Whilst Catholics often refer to Galileo’s unerring faith, many atheists point out that it was very difficult to be anything but Catholic in 17th Century Italy. Their basic argument is that had Galileo not feared for his life, then he would more than likely have been an atheist.

Seeking to debunk this idea, the exhibition in the Basilica presents evidence of Catholic belief from a selection of Galileo’s personal writings. The displays draw from a recent book Galilei, Divine Uomo, written by Antonino Zichichi, Italian nuclear physicist and president of president of the World Federation of Scientists.
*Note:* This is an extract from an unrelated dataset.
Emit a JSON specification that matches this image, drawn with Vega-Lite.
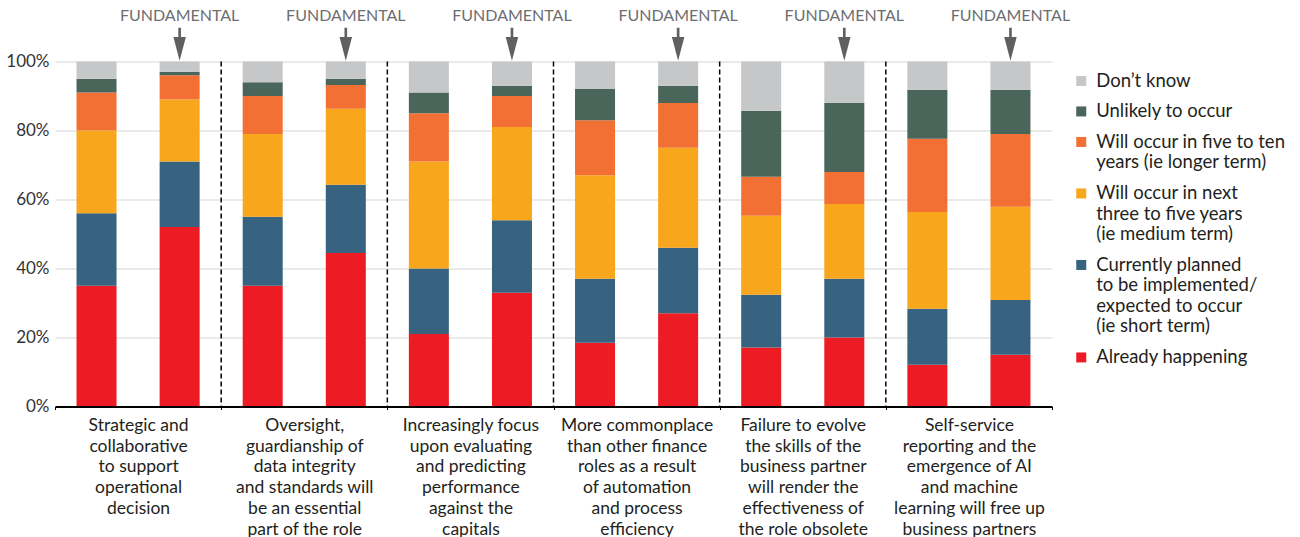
{
  "$schema": "https://vega.github.io/schema/vega-lite/v6.json",
  "width": 997,
  "height": 345,
  "autosize": {"type": "none"},
  "padding": {"left": 55, "top": 61.5, "right": 248, "bottom": 130.5},
  "background": "white",
  "config": {
    "font": "Lato",
    "view": {"stroke": null},
    "legend": {
      "orient": "none",
      "legendX": 1017,
      "legendY": 10.2,
      "padding": 0,
      "symbolType": "square",
      "symbolSize": 100,
      "symbolStrokeWidth": 0,
      "symbolOpacity": 1,
      "labelFontSize": 18.5,
      "labelLineHeight": 21.5,
      "labelColor": "#231f20",
      "labelLimit": 300,
      "labelOffset": 5.7,
      "rowPadding": 11.5,
      "labelBaseline": "top"
    }
  },
  "data": {
    "values": [
      {"group": "Strategic and collaborative to support operational decision", "type": "A", "c1": 35, "c2": 21, "c3": 24, "c4": 11, "c5": 4, "c6": 5},
      {"group": "Strategic and collaborative to support operational decision", "type": "B", "c1": 52, "c2": 19, "c3": 18, "c4": 7, "c5": 1, "c6": 3},
      {"group": "Oversight, guardianship of data integrity and standards will be an essential part of the role", "type": "A", "c1": 35, "c2": 20, "c3": 24, "c4": 11, "c5": 4, "c6": 6},
      {"group": "Oversight, guardianship of data integrity and standards will be an essential part of the role", "type": "B", "c1": 44.5, "c2": 19.8, "c3": 22, "c4": 6.9, "c5": 1.8, "c6": 5},
      {"group": "Increasingly focus upon evaluating and predicting performance against the capitals", "type": "A", "c1": 21, "c2": 19, "c3": 31, "c4": 14, "c5": 6, "c6": 9},
      {"group": "Increasingly focus upon evaluating and predicting performance against the capitals", "type": "B", "c1": 33, "c2": 21, "c3": 27, "c4": 9, "c5": 3, "c6": 7},
      {"group": "More commonplace than other finance roles as a result of automation and process efficiency", "type": "A", "c1": 18.5, "c2": 18.5, "c3": 30, "c4": 16, "c5": 9, "c6": 8},
      {"group": "More commonplace than other finance roles as a result of automation and process efficiency", "type": "B", "c1": 27, "c2": 19, "c3": 29, "c4": 13, "c5": 5, "c6": 7},
      {"group": "Failure to evolve the skills of the business partner will render the effectiveness of the role obsolete", "type": "A", "c1": 17.1, "c2": 15.3, "c3": 22.9, "c4": 11.3, "c5": 19.1, "c6": 14.3},
      {"group": "Failure to evolve the skills of the business partner will render the effectiveness of the role obsolete", "type": "B", "c1": 20, "c2": 17, "c3": 21.7, "c4": 9.3, "c5": 20, "c6": 12},
      {"group": "Self-service reporting and the emergence of AI and machine learning will free up business partners", "type": "A", "c1": 12.1, "c2": 16.2, "c3": 28.1, "c4": 21.2, "c5": 14.2, "c6": 8.2},
      {"group": "Self-service reporting and the emergence of AI and machine learning will free up business partners", "type": "B", "c1": 15, "c2": 15.9, "c3": 27, "c4": 21.1, "c5": 12.8, "c6": 8.2}
    ]
  },
  "transform": [
    {"fold": ["c1", "c2", "c3", "c4", "c5", "c6"], "as": ["k", "value"]},
    {
      "lookup": "k",
      "from": {
        "data": {
          "values": [
            {"k": "c1", "cat": "Already happening", "level": 1},
            {"k": "c2", "cat": "Currently planned to be implemented/expected to occur (ie short term)", "level": 2},
            {"k": "c3", "cat": "Will occur in next three to five years (ie medium term)", "level": 3},
            {"k": "c4", "cat": "Will occur in five to ten years (ie longer term)", "level": 4},
            {"k": "c5", "cat": "Unlikely to occur", "level": 5},
            {"k": "c6", "cat": "Don’t know", "level": 6}
          ]
        },
        "key": "k",
        "fields": ["cat", "level"]
      }
    }
  ],
  "layer": [
    {
      "mark": {"type": "bar"},
      "encoding": {
        "x": {
          "field": "group",
          "type": "nominal",
          "sort": null,
          "scale": {"paddingInner": 0, "paddingOuter": 0},
          "axis": {
            "title": null,
            "labelAngle": 0,
            "zindex": 1,
            "domainColor": "#000000",
            "domainWidth": 2,
            "tickColor": "#000000",
            "tickWidth": 1,
            "tickSize": 3,
            "tickBand": "extent",
            "labelPadding": 7,
            "labelBaseline": "top",
            "labelFontSize": 17.5,
            "labelLineHeight": 20.7,
            "labelColor": "#231f20",
            "labelLimit": 300,
            "grid": false,
            "labelExpr": "datum.value == 'Strategic and collaborative to support operational decision' ? ['Strategic and', 'collaborative', 'to support', 'operational', 'decision'] : datum.value == 'Oversight, guardianship of data integrity and standards will be an essential part of the role' ? ['Oversight,', 'guardianship of', 'data integrity', 'and standards will', 'be an essential', 'part of the role'] : datum.value == 'Increasingly focus upon evaluating and predicting performance against the capitals' ? ['Increasingly focus', 'upon evaluating', 'and predicting', 'performance', 'against the', 'capitals'] : datum.value == 'More commonplace than other finance roles as a result of automation and process efficiency' ? ['More commonplace', 'than other finance', 'roles as a result', 'of automation', 'and process', 'efficiency'] : datum.value == 'Failure to evolve the skills of the business partner will render the effectiveness of the role obsolete' ? ['Failure to evolve', 'the skills of the', 'business partner', 'will render the', 'effectiveness of', 'the role obsolete'] : datum.value == 'Self-service reporting and the emergence of AI and machine learning will free up business partners' ? ['Self-service', 'reporting and the', 'emergence of AI', 'and machine', 'learning will free up', 'business partners'] : ''"
          }
        },
        "xOffset": {
          "field": "type",
          "type": "nominal",
          "scale": {"paddingInner": 0.5185, "paddingOuter": 0.259}
        },
        "y": {
          "field": "value",
          "type": "quantitative",
          "stack": "zero",
          "scale": {"domain": [0, 100], "nice": false},
          "axis": {
            "title": null,
            "values": [0, 20, 40, 60, 80, 100],
            "labelExpr": "datum.value + '%'",
            "domain": false,
            "ticks": false,
            "grid": true,
            "gridColor": "#e3e3e3",
            "gridWidth": 1.5,
            "labelPadding": 6,
            "labelFontSize": 17,
            "labelColor": "#333333"
          }
        },
        "color": {
          "field": "cat",
          "type": "nominal",
          "scale": {
            "domain": ["Don’t know", "Unlikely to occur", "Will occur in five to ten years (ie longer term)", "Will occur in next three to five years (ie medium term)", "Currently planned to be implemented/expected to occur (ie short term)", "Already happening"],
            "range": ["#c6c7c9", "#4a655a", "#f27033", "#f8a61b", "#376380", "#ed1c24"]
          },
          "legend": {
            "title": null,
            "labelExpr": "datum.label == 'Will occur in five to ten years (ie longer term)' ? ['Will occur in five to ten', 'years (ie longer term)'] : datum.label == 'Will occur in next three to five years (ie medium term)' ? ['Will occur in next', 'three to five years', '(ie medium term)'] : datum.label == 'Currently planned to be implemented/expected to occur (ie short term)' ? ['Currently planned', 'to be implemented/', 'expected to occur', '(ie short term)'] : datum.label",
            "encode": {"labels": {"update": {"dy": {"value": -9.1}}}}
          }
        },
        "order": {"field": "level", "type": "quantitative", "sort": "ascending"}
      }
    },
    {
      "transform": [{"filter": "datum.type == 'A' && datum.k == 'c1' && datum.group != 'Strategic and collaborative to support operational decision'"}],
      "mark": {"type": "rule", "color": "#000000", "strokeDash": [5, 3], "strokeWidth": 1.5},
      "encoding": {
        "x": {"field": "group", "type": "nominal", "sort": null, "bandPosition": 0}
      }
    },
    {
      "transform": [{"filter": "datum.type == 'B' && datum.k == 'c1'"}],
      "mark": {"type": "text", "text": "FUNDAMENTAL", "fontSize": 16, "color": "#6d6e71", "align": "center", "baseline": "middle"},
      "encoding": {
        "x": {"field": "group", "type": "nominal", "sort": null},
        "xOffset": {"field": "type", "type": "nominal"},
        "y": {"datum": 113.2, "type": "quantitative"}
      }
    },
    {
      "transform": [{"filter": "datum.type == 'B' && datum.k == 'c1'"}],
      "mark": {"type": "point", "shape": "M-0.11,-1.375L0.11,-1.375L0.11,-0.6L0.52,-0.6L0,1.375L-0.52,-0.6L-0.11,-0.6Z", "size": 576, "filled": true, "color": "#5f6062", "opacity": 1, "strokeWidth": 0},
      "encoding": {
        "x": {"field": "group", "type": "nominal", "sort": null},
        "xOffset": {"field": "type", "type": "nominal"},
        "y": {"datum": 105.0, "type": "quantitative"}
      }
    }
  ]
}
One of the displays referred to Galileo’s private reaction to Kepler’s study of the planetary orbits. “Galileo died convinced that Kepler’s discovery of the elliptical orbits of the Sun’s satellites was mistaken. This is the final testimony of his faith that Galileo left to us and to our descendents in the millennia to come”.

Perhaps the translation from Italian into English has added some aggression to writings, such as the greeting board which read, “The aim of this Exhibition is to make everybody understand that science means to decode the logic of He who created the world”.

In fairness, it is not just the outspoken religious camp that has tried to claim one of the great physicists as one of their own. Back in January, arch religion-basher Richard Dawkins was amongst the funders of a campaign to promote atheism through posters on London public transport. One of the posters included the quote of Einstein included is Einstein’s quote: “I do not believe in a personal God and have never denied this but have expressed it clearly”.

So, whilst direct threats of violence have been replaced with rhetoric, it seems that this battle of ideals still wages on.